Joint Vision 2010 established the importance of joint doctrine as an influence on future military capability. Drawing on tested concepts of dominant maneuver, precision engagement, full-dimension protection, and focused logistics, Joint Vision 2010 springboards from doctrine to forward-looking concepts of operation that light the way for all components in the joint force. According to General Shalikashvili, Joint Vision 2010 will focus “the strengths of each individual service or component to exploit the full array of available capabilities” and “guide the evolution of joint doctrine, education, and training to [ensure that] we will be able to achieve more seamless joint operations in the future.”

There are dangers, too. The increasing authority of joint doctrine may amplify the joint voice in future planning and investment. The danger is that, as joint doctrine and visions gain strength, the services may find it hard to carry out their missions if they are not allowed to develop new doctrine and capabilities outside of the joint framework–a framework that hinges primarily on surface maneuver.

For the Air Force, Joint Vision 2010 appears to present an opportunity to expand on operational concepts for how inherent maneuver, battlespace control, air superiority, and fast, long-legged forces will strengthen future joint operations. The challenge is to clarify the links between airpower doctrine and the Joint Force Commander’s priorities. General Shalikashvili chartered the Joint Warfighting Center at Fort Monroe, Va., to expand concepts and begin implementation of Joint Vision 2010. The Air Force and all the services have a chance to engage in debate to sharpen their capabilities and means of interaction.

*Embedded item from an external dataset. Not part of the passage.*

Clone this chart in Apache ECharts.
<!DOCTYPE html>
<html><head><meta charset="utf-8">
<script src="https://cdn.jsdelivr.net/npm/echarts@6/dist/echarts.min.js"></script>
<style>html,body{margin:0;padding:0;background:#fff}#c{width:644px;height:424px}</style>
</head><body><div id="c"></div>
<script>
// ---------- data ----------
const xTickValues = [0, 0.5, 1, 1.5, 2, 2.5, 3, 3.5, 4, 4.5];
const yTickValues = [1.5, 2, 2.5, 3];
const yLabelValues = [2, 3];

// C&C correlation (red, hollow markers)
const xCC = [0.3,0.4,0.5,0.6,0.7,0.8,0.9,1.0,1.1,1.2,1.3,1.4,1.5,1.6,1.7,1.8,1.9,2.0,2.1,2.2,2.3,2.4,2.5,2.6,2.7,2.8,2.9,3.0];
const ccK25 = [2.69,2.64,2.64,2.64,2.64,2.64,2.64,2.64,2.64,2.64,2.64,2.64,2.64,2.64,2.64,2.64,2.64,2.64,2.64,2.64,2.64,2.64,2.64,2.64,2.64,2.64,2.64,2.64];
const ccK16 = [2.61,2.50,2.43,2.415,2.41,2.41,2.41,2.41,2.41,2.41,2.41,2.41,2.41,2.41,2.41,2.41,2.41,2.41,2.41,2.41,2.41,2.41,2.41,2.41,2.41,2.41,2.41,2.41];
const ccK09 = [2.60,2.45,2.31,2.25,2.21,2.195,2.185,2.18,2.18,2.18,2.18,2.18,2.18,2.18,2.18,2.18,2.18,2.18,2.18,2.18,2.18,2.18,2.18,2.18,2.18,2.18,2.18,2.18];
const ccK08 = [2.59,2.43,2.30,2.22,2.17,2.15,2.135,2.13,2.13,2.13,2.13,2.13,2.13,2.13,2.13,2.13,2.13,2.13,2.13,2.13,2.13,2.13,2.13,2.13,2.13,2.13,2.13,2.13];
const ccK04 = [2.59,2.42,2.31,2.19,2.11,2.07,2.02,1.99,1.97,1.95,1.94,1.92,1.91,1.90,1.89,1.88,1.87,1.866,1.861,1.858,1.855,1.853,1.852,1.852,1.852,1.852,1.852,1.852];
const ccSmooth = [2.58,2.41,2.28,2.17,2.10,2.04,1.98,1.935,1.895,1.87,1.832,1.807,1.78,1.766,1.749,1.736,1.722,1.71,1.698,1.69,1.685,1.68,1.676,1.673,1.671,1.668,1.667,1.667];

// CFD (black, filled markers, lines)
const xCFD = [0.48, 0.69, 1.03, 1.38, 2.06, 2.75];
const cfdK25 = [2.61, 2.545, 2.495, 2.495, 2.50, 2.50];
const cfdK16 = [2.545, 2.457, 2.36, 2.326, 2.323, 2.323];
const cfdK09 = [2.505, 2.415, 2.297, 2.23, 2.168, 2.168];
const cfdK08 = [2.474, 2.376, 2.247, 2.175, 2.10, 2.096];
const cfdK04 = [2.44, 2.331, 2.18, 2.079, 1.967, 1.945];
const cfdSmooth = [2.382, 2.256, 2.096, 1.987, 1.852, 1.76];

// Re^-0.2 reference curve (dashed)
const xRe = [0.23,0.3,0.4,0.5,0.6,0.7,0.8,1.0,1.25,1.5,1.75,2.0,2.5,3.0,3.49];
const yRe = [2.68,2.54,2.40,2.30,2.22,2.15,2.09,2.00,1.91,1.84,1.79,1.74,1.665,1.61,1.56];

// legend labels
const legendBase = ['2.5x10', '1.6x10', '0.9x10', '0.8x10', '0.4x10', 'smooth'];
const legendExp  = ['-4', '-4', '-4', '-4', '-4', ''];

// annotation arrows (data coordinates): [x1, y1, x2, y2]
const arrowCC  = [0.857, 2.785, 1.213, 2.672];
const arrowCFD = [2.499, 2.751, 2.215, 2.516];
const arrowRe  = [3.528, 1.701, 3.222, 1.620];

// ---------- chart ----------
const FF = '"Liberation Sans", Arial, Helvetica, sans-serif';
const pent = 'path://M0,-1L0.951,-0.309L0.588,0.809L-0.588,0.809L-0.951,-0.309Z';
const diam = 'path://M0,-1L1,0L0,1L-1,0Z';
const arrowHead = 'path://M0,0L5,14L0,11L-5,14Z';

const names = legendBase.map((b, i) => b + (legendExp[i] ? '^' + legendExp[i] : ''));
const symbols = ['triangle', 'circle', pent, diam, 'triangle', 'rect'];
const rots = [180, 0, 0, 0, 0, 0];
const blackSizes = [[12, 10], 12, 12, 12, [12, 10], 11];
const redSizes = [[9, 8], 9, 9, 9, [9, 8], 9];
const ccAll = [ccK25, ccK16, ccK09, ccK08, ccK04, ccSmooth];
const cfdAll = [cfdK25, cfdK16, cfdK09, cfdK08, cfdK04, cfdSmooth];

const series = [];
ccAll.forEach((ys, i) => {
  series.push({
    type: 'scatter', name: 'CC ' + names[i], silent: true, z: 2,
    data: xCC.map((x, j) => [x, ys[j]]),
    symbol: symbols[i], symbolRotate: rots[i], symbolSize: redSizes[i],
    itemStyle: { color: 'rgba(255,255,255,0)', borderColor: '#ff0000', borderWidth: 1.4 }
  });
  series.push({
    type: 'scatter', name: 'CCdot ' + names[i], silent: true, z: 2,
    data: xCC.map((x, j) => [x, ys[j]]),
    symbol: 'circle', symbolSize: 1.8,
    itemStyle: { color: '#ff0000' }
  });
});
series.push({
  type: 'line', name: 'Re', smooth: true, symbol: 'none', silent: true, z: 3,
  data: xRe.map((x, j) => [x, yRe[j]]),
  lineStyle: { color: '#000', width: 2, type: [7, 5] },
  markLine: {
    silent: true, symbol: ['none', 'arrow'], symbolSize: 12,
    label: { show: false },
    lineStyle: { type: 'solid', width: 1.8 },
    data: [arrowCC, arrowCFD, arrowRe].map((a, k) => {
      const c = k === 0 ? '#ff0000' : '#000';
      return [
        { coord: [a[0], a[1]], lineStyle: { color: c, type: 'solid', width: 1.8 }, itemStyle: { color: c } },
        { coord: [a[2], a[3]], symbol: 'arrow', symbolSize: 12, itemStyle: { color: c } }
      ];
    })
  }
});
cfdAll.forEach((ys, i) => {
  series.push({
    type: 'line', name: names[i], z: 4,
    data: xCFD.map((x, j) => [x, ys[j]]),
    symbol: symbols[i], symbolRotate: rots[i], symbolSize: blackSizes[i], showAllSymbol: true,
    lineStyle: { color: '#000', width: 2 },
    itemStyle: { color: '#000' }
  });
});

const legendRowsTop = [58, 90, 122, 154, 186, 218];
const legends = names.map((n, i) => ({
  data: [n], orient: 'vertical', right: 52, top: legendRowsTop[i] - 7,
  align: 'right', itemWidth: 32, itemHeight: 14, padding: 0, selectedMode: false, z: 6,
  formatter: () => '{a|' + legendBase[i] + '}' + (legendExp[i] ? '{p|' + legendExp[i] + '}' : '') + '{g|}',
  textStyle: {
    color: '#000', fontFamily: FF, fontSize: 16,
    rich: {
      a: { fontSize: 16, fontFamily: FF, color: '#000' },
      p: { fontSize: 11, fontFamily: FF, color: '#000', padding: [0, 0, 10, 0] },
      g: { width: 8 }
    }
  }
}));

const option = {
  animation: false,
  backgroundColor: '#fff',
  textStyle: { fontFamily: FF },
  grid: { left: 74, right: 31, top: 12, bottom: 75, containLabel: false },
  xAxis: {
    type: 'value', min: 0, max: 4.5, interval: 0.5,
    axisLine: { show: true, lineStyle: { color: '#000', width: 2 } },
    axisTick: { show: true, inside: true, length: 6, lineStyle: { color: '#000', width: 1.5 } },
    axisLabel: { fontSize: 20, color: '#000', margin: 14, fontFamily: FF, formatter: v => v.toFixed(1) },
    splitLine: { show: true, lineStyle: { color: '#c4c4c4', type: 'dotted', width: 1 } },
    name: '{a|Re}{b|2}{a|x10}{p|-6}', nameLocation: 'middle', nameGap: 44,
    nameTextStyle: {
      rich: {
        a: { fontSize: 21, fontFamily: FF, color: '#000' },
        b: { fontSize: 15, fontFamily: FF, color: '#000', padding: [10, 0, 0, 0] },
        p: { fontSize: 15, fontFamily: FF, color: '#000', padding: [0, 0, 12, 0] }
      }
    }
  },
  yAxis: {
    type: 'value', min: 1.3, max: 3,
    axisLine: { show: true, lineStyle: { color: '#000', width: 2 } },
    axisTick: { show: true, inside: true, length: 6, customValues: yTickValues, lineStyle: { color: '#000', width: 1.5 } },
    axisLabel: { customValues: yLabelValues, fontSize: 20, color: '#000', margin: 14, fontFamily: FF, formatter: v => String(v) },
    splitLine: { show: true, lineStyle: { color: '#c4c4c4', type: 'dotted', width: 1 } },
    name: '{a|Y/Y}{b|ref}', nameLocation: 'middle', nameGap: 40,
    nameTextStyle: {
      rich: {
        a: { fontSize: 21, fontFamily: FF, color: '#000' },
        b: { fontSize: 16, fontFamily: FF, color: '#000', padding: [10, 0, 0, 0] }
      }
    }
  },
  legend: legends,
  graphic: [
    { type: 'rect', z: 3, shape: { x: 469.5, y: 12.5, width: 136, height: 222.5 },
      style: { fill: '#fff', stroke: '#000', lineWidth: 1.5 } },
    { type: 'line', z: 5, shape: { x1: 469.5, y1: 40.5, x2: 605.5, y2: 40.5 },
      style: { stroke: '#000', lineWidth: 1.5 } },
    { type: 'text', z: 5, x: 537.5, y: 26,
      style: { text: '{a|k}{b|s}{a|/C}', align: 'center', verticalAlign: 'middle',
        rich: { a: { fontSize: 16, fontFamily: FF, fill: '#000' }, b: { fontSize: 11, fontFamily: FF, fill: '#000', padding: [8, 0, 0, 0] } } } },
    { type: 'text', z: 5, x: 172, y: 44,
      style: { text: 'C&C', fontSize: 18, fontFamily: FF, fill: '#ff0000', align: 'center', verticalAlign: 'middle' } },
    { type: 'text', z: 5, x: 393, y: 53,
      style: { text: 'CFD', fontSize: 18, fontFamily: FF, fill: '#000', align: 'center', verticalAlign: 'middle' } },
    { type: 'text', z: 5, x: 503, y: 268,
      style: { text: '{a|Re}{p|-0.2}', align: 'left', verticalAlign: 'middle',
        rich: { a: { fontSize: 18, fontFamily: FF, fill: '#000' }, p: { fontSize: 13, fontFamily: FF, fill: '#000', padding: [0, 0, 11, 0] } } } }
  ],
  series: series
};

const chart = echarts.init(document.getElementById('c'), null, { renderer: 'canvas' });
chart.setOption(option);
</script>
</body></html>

First steps for the Air Force include plans to reorganize doctrine functions under a single two-star commander and to update doctrine publications. A single commander–with authority over every major doctrine function in the field–will strengthen the Air Force’s doctrine organization by providing direct oversight of all major doctrine functions. Doctrine will be firmly linked to professional military education and training. An independent structure can also keep USAF up to speed with fast-moving changes in the world of joint doctrine.

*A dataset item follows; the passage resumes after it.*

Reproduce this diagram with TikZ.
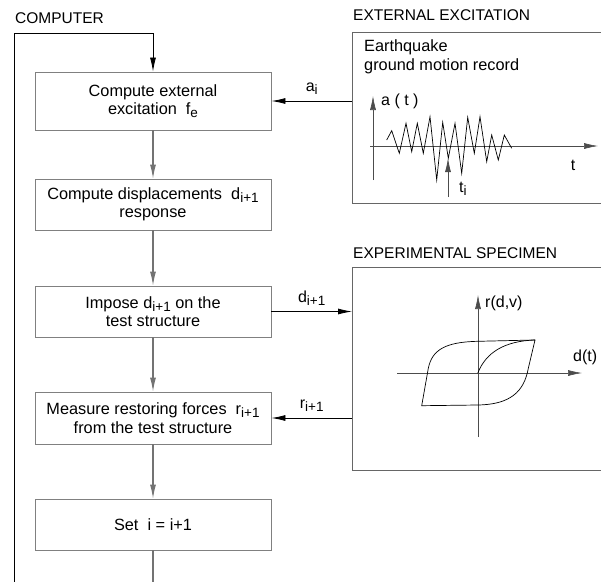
\documentclass[tikz,border=0pt]{standalone}
\usepackage{fontspec}
\setmainfont{Liberation Sans}
\usetikzlibrary{arrows.meta}
\newcommand\sbs[1]{\raisebox{-0.35ex}{\fontsize{13.5}{13.5}\selectfont #1}}
\tikzset{
  tip/.style={-{Latex[length=14pt,width=6pt]}},
  stepbox/.style={draw=black!50, line width=0.9pt, minimum width=236pt, minimum height=52pt, align=center, font=\fontsize{16.3}{18.5}\selectfont, inner sep=0pt},
  flow/.style={draw=black!55, line width=1.1pt, tip},
  link/.style={draw=black, line width=0.8pt, tip},
  frame/.style={draw=black!60, line width=0.9pt},
  title/.style={anchor=west, font=\fontsize{15.5}{17}\selectfont, inner sep=0pt},
  lbl/.style={font=\fontsize{16}{18}\selectfont, inner sep=0pt},
  axis/.style={draw=black!70, line width=0.6pt},
}
\begin{document}
\begin{tikzpicture}[x=1pt,y=-1pt]
\useasboundingbox (0,0) rectangle (601,581);
% titles
\node[title] (tcomp) at (15,18) {COMPUTER};
\node[title] (text) at (353,15) {EXTERNAL EXCITATION};
\node[title] (tspec) at (353,253) {EXPERIMENTAL SPECIMEN};
% boxes
\node[stepbox, minimum height=58pt] (b1) at (153,101) {Compute external\\excitation\ \ f\sbs{e}};
\node[stepbox, minimum height=51pt] (b2) at (153,204.5) {Compute displacements\ \ d\sbs{i+1}\\response};
\node[stepbox, minimum height=51pt] (b3) at (153,311.5) {Impose d\sbs{i+1} on the\\test structure};
\node[stepbox, minimum height=52pt] (b4) at (153,418) {Measure restoring forces\ \ r\sbs{i+1}\\from the test structure};
\node[stepbox, minimum height=51pt] (b5) at (153,524.5) {Set\ \ i = i+1};
% flow arrows
\draw[flow] (b1.south) -- (b2.north);
\draw[flow] (b2.south) -- (b3.north);
\draw[flow] (b3.south) -- (b4.north);
\draw[flow] (b4.south) -- (b5.north);
% loop
\coordinate (lb) at (153,582);
\coordinate (ll) at (14,582);
\coordinate (tl) at (14,33);
\coordinate (tr) at (153,33);
\draw[draw=black!55, line width=1.1pt] (b5.south) -- (lb);
\draw[draw=black, line width=1pt] (ll) -- (tl) -- (tr);
\draw[draw=black, line width=0.8pt, tip] (tr) -- (b1.north);
% external boxes
\node[frame, minimum width=252pt, minimum height=171pt, anchor=north west, inner sep=0pt] (ext) at (352,32) {};
\node[frame, minimum width=252pt, minimum height=203pt, anchor=north west, inner sep=0pt] (spec) at (352,267) {};
% links
\draw[link] (ext.west |- b1.east) -- node[lbl, above=6pt] (la) {a\sbs{i}} (b1.east);
\draw[link] (b3.east) -- node[lbl, above=6pt] (ld) {d\sbs{i+1}} (spec.west |- b3.east);
\draw[link] (spec.west |- b4.east) -- node[lbl, above=6pt] (lr) {r\sbs{i+1}} (b4.east);
% excitation contents
\node[lbl, anchor=west, align=left, font=\fontsize{16.3}{19}\selectfont] (eq) at (364,57) {Earthquake\\ground motion record};
\coordinate (ay0) at (373,180);
\coordinate (ay1) at (373,96);
\coordinate (ax0) at (370,146);
\coordinate (ax1) at (598,146);
\draw[axis, tip] (ay0) -- (ay1);
\draw[axis, tip] (ax0) -- (ax1);
\node[lbl, anchor=west] (lat) at (381,101) {a ( t )};
\node[lbl] (lt) at (573,165) {t};
\draw[black, line width=0.7pt, line join=miter]
  (386.7,140) -- (391.7,130.7) -- (399.3,153.3) -- (406,123.3) -- (411.7,151.7)
  -- (417.3,123.3) -- (423.3,153.3) -- (430,116.7) -- (436.7,180) -- (442.7,122.3)
  -- (448.3,158.3) -- (455,123.3) -- (461.7,173.3) -- (467.7,117.3) -- (474.3,153.3)
  -- (480,116.7) -- (486.7,161.7) -- (491.7,135) -- (498.3,160) -- (504.3,135) -- (511.7,148.3);
\coordinate (ti0) at (448,197);
\coordinate (ti1) at (448,158);
\draw[axis, line width=0.8pt, tip] (ti0) -- (ti1);
\node[lbl, anchor=west] (lti) at (459,189) {t\sbs{i}};
% specimen contents
\coordinate (ry0) at (478,437);
\coordinate (ry1) at (478,295);
\coordinate (rx0) at (397,373);
\coordinate (rx1) at (582,373);
\draw[axis, tip] (ry0) -- (ry1);
\draw[axis, tip] (rx0) -- (rx1);
\node[lbl, anchor=west] (lrv) at (485,303) {r(d,v)};
\node[lbl, anchor=west] (ldt) at (573,357) {d(t)};
\draw[black, line width=0.7pt]
  (535,340) -- (477.7,341.3) .. controls (445,342) and (432,350) .. (428.3,368.3)
  -- (421.7,405.7) -- (477.7,405) .. controls (510,404.5) and (524,392) .. (528.3,368.3)
  -- cycle;
\draw[black, line width=0.7pt] (477.7,373.3) .. controls (486,352) and (505,341) .. (535,340);
\end{tikzpicture}
\end{document}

General Fogleman discussed upcoming doctrine changes with senior leaders at the October 1996 Corona conference. Later this year, the Air Force will publish its “equivalent” of FM 100-5–a new operational doctrine publication that will document the basic principles, abilities, and operational concepts for air- and spacepower in joint warfare. At its best, doctrine is like an observation tower from which to survey past lessons, current practices, and future concepts for military operations.

As General Fogleman explained, “The ultimate goal of our doctrine should be the development of an airman’s perspective on joint warfare and national security issues–not just among our generals but among all airmen, in all specialties.”

Rebecca Grant is president of IRIS, a research organization in Arlington, Va. She has worked for Rand Corp., in the Office of Secretary of the Air Force, and for the Chief of Staff of the Air Force. This is her first article for Air Force Magazine.